The State Department today released its long-awaited environmental impact analysis of the Keystone XL pipeline. The analysis is key because President Obama announced last summer he would not approve the pipeline unless it was found to have no significant impact on climate change. And that’s what the analysis finds. It argues, as many other analysts have concluded, that if we block the pipeline, Canada will just ship the oil out by rail.
So, what public policy reason is there to block the pipeline? There really isn’t one. Indeed, the environmentalists’ obsession with Keystone began as a gigantic mistake. Two and a half years ago, the environmentalist James Hansen wrote a blog post alerting his readers to the pipeline, which he concluded would amount to “game over” for the climate, as it would lead to the burning of enough new oil to moot any effort to limit runaway greenhouse gases. His analysis was based on a simple back-of-the-envelope calculation that turned out to be wrong in several respects, the most important being the assumption that blocking the pipeline would keep the oil in the Canadian oil sands in the ground.
The anti-Keystone movement was an accident. I recently argued that it was a huge mistake. Numerous allies of the environmental movement replied that it did make sense, after all. (See Joe Romm, Matthew Yglesias, Charles Pierce, and Ryan Cooper. All of them insisted that Keystone is indeed a good issue for environmentalists to organize around because it’s easy for people to understand. As Yglesias put it, “You sometimes need to focus on slightly eccentric issues that happen to have good organizing attributes.”)
Cooper mockingly asks readers to envision a protest where organizers shout, “What do we want?” “More stringent carbon dioxide emission regulations on extant coal-fired power plants!” “When do we want it?’ “After the extraordinarily complicated rule-writing process over which the president has no direct control!” It certainly may be easier to get people excited about opposing a pipeline. It may also be hard to get people excited about favoring new regulations.
But if your goal is to limit greenhouse-gas emissions, you need to have a strategy designed to advance policies that limit greenhouse-gas emissions. Stopping Keystone doesn’t do that. EPA regulations would. Would blocking the Keystone pipeline make it easier for Obama to issue tough regulations on existing power plants, and to negotiate an international climate treaty in 2015 after such regulations bring us into compliance with our reduction targets?

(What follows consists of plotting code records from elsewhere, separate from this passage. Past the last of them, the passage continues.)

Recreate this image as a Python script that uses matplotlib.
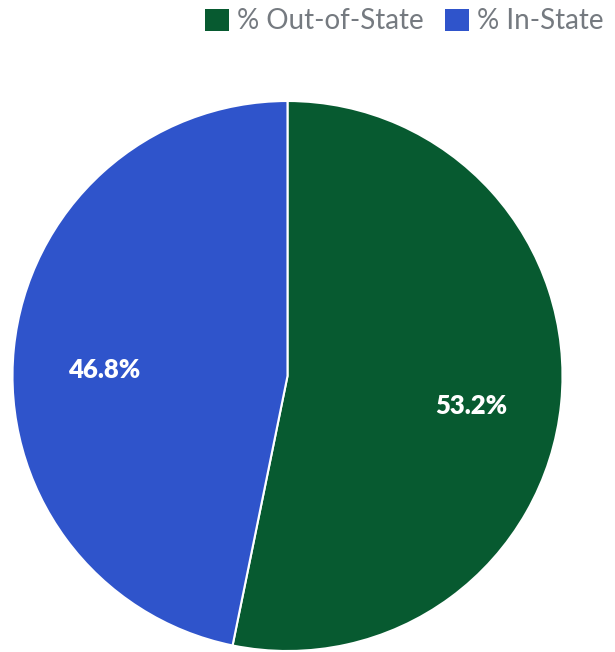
import matplotlib
matplotlib.use("Agg")
import matplotlib.pyplot as plt
from matplotlib.patches import Patch

categories = ["% Out-of-State", "% In-State"]
values = [53.2, 46.8]
colors = ["#075a30", "#2f54cb"]

W, H = 615, 652
fig = plt.figure(figsize=(W / 100, H / 100), dpi=100)
ax = fig.add_axes([0, 0, 1, 1])

wedges, texts, autotexts = ax.pie(
    values,
    colors=colors,
    startangle=90,
    counterclock=False,
    center=(287.5, H - 376),
    radius=275,
    autopct=lambda p: f"{p:.1f}%",
    pctdistance=0.67,
    wedgeprops=dict(edgecolor="white", linewidth=1.5),
    textprops=dict(color="white", fontsize=18.5, fontweight="heavy",
                   family=["Lato", "DejaVu Sans"]),
    frame=True,
)
for t in autotexts:
    t.set_va("top")

ax.set_xlim(0, W)
ax.set_ylim(0, H)
ax.set_aspect("equal")
ax.axis("off")

handles = [Patch(facecolor=c, edgecolor="none") for c in colors]
leg = fig.legend(
    handles, categories,
    loc="upper right", bbox_to_anchor=(0.995, 1.0),
    ncol=2, frameon=False,
    prop=dict(family=["Lato", "DejaVu Sans"], size=20),
    labelcolor="#757a80",
    handlelength=0.85, handleheight=0.85,
    handletextpad=0.3, columnspacing=0.75,
    borderaxespad=0.0, borderpad=0.3,
)

fig.savefig("out.png", dpi=100)
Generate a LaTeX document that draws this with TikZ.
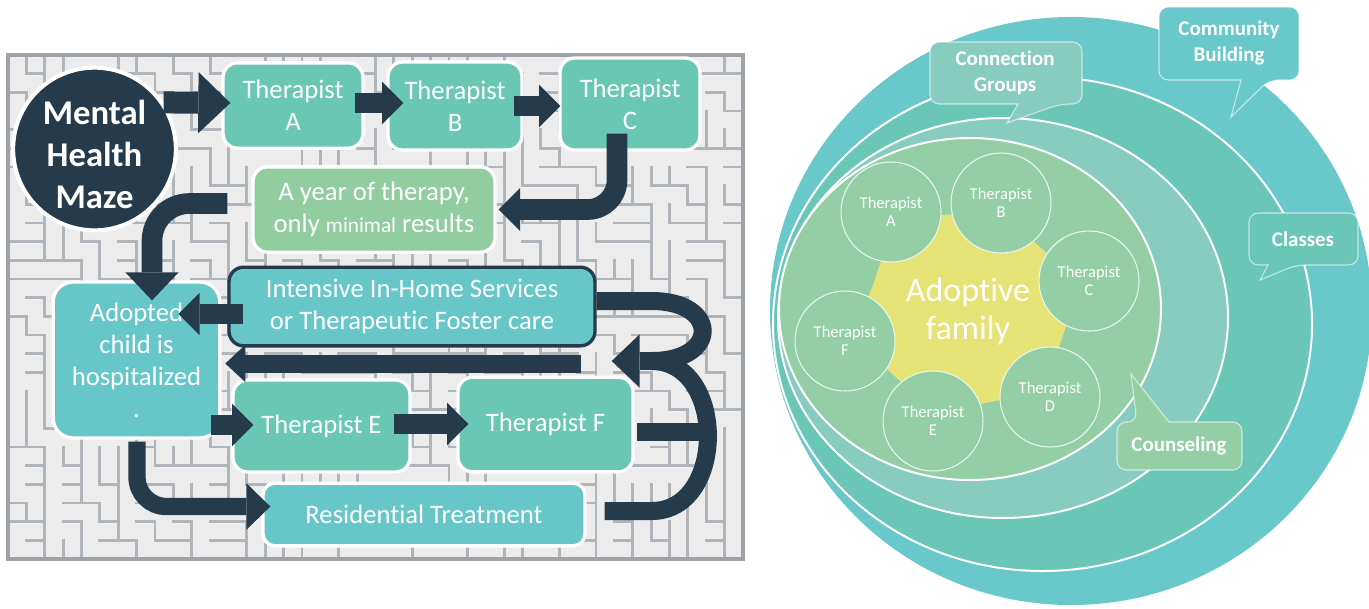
\documentclass[tikz,border=0pt]{standalone}
\usepackage{fontspec}
\setmainfont{Carlito}[Ligatures=NoCommon]
\usetikzlibrary{arrows.meta,calc}
\definecolor{navy}{RGB}{37,58,74}
\definecolor{mazebg}{RGB}{236,236,236}
\definecolor{mazegray}{RGB}{176,181,188}
\definecolor{therteal}{RGB}{105,199,179}
\definecolor{boxcyan}{RGB}{103,199,200}
\definecolor{yeargreen}{RGB}{146,205,159}
\definecolor{ringout}{RGB}{104,200,202}
\definecolor{ringtwo}{RGB}{106,198,182}
\definecolor{ringmid}{RGB}{136,203,191}
\definecolor{ringin}{RGB}{147,206,165}
\definecolor{famyellow}{RGB}{230,227,118}

\begin{document}
\begin{tikzpicture}[x=0.75pt, y=-0.75pt,
  mazewall/.style={draw=mazegray, line width=2.2pt, line cap=rect},
  leftbox/.style={draw=white, line width=2.5pt, rounded corners=11pt, text=white, align=center, inner sep=0pt, font=\fontsize{20}{24}\selectfont},
  therbox/.style={leftbox, fill=therteal},
  cyanbox/.style={leftbox, fill=boxcyan},
  flow/.style={draw=navy, line width=15.5pt, -{Triangle[length=16pt, width=32pt, line width=0pt]}},
  bigflow/.style={flow, line width=16.5pt, -{Triangle[length=24pt, width=46pt, line width=0pt]}},
  midflow/.style={flow, -{Triangle[length=21pt, width=40pt, line width=0pt]}},
  trunk/.style={draw=navy, line width=13.5pt},
  ring/.style={draw=white, line width=1.5pt},
  famcircle/.style={circle, draw=white!80!ringin, line width=0.8pt, fill=ringin, minimum size=75pt, inner sep=0pt, text=white, align=center, font=\fontsize{12.4}{13.5}\selectfont},
  bubble/.style={draw=white, draw opacity=0.6, line width=0.8pt, rounded corners=7pt},
  bubbletext/.style={text=white, align=center, font=\bfseries\fontsize{15.7}{19.5}\selectfont}
]
\useasboundingbox (0,0) rectangle (1369,608);

% Maze background
\fill[mazebg] (8,55) rectangle (743,559);
\pgfmathsetseed{12}
\foreach \i in {0,...,39} {
  \foreach \j in {0,...,26} {
    \pgfmathrandominteger{\mz}{0}{1}
    \ifnum\mz=0
      \ifnum\j>0 \draw[mazewall] ({8+18.375*\i},{55+18.667*\j}) -- ++(18.375,0); \fi
    \else
      \ifnum\i>0 \draw[mazewall] ({8+18.375*\i},{55+18.667*\j}) -- ++(0,18.667); \fi
    \fi
  }
}
\draw[draw=mazegray!90!black, line width=3pt] (8,55) rectangle (743,559);

% Maze boxes
\node[circle, fill=navy, draw=white, line width=3pt, minimum size=122pt, inner sep=0pt] (mhm) at (94.5,149) {};
\node[text=white, align=center, font=\bfseries\fontsize{26}{31.5}\selectfont] (mhmtext) at (94.5,154) {Mental\\Health\\Maze};
\node[therbox, minimum width=105pt, minimum height=64pt] (tA) at (293,105.5) {Therapist\\A};
\node[therbox, minimum width=100.5pt, minimum height=66pt] (tB) at (455,106) {Therapist\\B};
\node[therbox, minimum width=105pt, minimum height=69pt] (tC) at (630,104) {Therapist\\C};
\node[leftbox, fill=yeargreen, minimum width=181.5pt, minimum height=64pt] (year) at (374,209.5) {A year of therapy,\\only {\fontsize{16}{24}\selectfont minimal} results};
\node[cyanbox, rounded corners=15pt, minimum width=125pt, minimum height=117pt] (adopted) at (136.5,360) {Adopted\\child is\\hospitalized\\.};
\node[cyanbox, draw=navy, minimum width=274.5pt, minimum height=59pt] (intensive) at (412,306.5) {Intensive In-Home Services\\or Therapeutic Foster care};
\node[therbox, minimum width=132.75pt, minimum height=69pt] (tE) at (321.5,426) {Therapist E};
\node[therbox, minimum width=131.25pt, minimum height=71pt] (tF) at (545.5,424.5) {Therapist F};
\node[cyanbox, rounded corners=9pt, minimum width=241.5pt, minimum height=47pt] (resid) at (424,514.5) {Residential Treatment};

% Top row arrows
\draw[bigflow] (mhm.34) -- ($(tA.west)+(9,-2.5)$);
\draw[flow] ($(tA.east)+(-10,-2.5)$) -- ($(tB.west)+(17,-3)$);
\draw[flow] ($(tB.east)+(-10,0)$) -- ($(tC.west)+(2,2)$);

% Down and back
\coordinate (cdrop) at ($(tC.south)+(-13,-18)$);
\draw[flow, rounded corners=22pt] (cdrop) -- (cdrop |- year.east) -- ($(year.east)+(2,0)$);
\coordinate (ystart) at ($(year.west)+(-24,-6)$);
\coordinate (aTop) at ($(adopted.north)+(15.5,20)$);
\draw[midflow, rounded corners=28pt] (ystart) -- (ystart -| aTop) -- (aTop);

% Into the hospital
\draw[flow] ($(intensive.west)+(16,7.5)$) -- ($(intensive.west)+(-49,7.5)$);
\draw[flow, line width=13.5pt, -{Triangle[length=15pt, width=28pt, line width=0pt]}] ($(intensive.south east)+(-16,16)$) -- ($(intensive.south west)+(-2,16)$);

% B-shaped return
\coordinate (bjoin) at ($(intensive.east)+(55,54.5)$);
\draw[trunk] ($(intensive.east)+(0,-5.5)$) -- ++(55,0) .. controls +(68,0) and +(68,0) .. (bjoin);
\draw[trunk] ($(resid.east)+(18,-3.5)$) -- ++(47,0) .. controls +(75,0) and +(75,0) .. (bjoin);
\draw[trunk] ($(tF.east)+(2,7.5)$) -- ++(68,0);
\draw[midflow, line width=13.5pt] (bjoin) -- ($(bjoin)+(-40,0)$);

% Out of the hospital
\draw[flow] ($(tE.west)+(-20,-1)$) -- ($(tE.west)+(22,-1)$);
\draw[flow] ($(tE.east)+(-18,-2)$) -- ($(tF.west)+(12,-0.5)$);
\coordinate (adrop) at ($(adopted.south)+(0.5,2)$);
\coordinate (rTip) at ($(resid.west)+(9,-8)$);
\draw[flow, line width=13pt, -{Triangle[length=18pt, width=35pt, line width=0pt]}, rounded corners=22pt] (adrop) -- (adrop |- rTip) -- (rTip);

% Rings
\fill[ringout] (1071,311) ellipse [x radius=301, y radius=294];
\filldraw[ring, fill=ringtwo] (1042.5,324) ellipse [x radius=269.5, y radius=247];
\filldraw[ring, fill=ringmid] (1003,318) ellipse [x radius=225, y radius=200];
\filldraw[ring, fill=ringin] (970,309) ellipse [x radius=191, y radius=171];

% Family and therapists
\coordinate (fam) at (968,310);
\coordinate (cA) at (891,212);
\coordinate (cB) at (1001,203);
\coordinate (cC) at (1089,281);
\coordinate (cD) at (1050,397);
\coordinate (cE) at (933,421);
\coordinate (cF) at (845,341);
\fill[famyellow] ($(fam)!0.93!(cA)$) -- ($(fam)!0.93!(cB)$) -- ($(fam)!0.93!(cC)$) -- ($(fam)!0.93!(cD)$) -- ($(fam)!0.93!(cE)$) -- ($(fam)!0.93!(cF)$) -- cycle;
\foreach \t in {A,B,C,D,E,F}
  \node[famcircle] (th\t) at (c\t) {Therapist\\\t};
\node[text=white, align=center, font=\fontsize{25.5}{28.5}\selectfont] (famlabel) at (968,311) {Adoptive\\family};

% Callouts
\filldraw[bubble, fill=ringmid] (930,73) -- (930,42) -- (1082,42) -- (1082,104) -- (1060,104) [sharp corners] -- (1007,123) -- (1018,104) [rounded corners=7pt] -- (930,104) -- cycle;
\node[bubbletext] (conn) at (1005,73) {Connection\\Groups};
\filldraw[bubble, fill=ringout] (1159,44) -- (1159,7) -- (1299,7) -- (1299,80) -- (1269,80) [sharp corners] -- (1231,117) -- (1241,80) [rounded corners=7pt] -- (1159,80) -- cycle;
\node[bubbletext] (comm) at (1229,43) {Community\\Building};
\filldraw[bubble, fill=ringtwo] (1249,239) -- (1249,213) -- (1358,213) -- (1358,265) -- (1296,265) [sharp corners] -- (1260,280) -- (1268,265) [rounded corners=7pt] -- (1249,265) -- cycle;
\node[bubbletext] (classes) at (1303,239) {Classes};
\filldraw[bubble, fill=ringin] (1117,446) -- (1117,422) -- (1137,422) [sharp corners] -- (1131,374) -- (1169,422) [rounded corners=7pt] -- (1242,422) -- (1242,470) -- (1117,470) -- cycle;
\node[bubbletext] (couns) at (1179,446) {Counseling};
\end{tikzpicture}
\end{document}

I don’t see how. I think it would feed criticism by opponents that Obama is captive to environmentalists, even to the point of following their quixotic and marginal obsessions. Approving Keystone might give him more credibility to defend tough regulations. It’s not guaranteed, of course. But the intuitive idea is for a movement to organize around the issues that matter, not the issues that are easiest to explain. Building a movement by misleading people is a strange choice.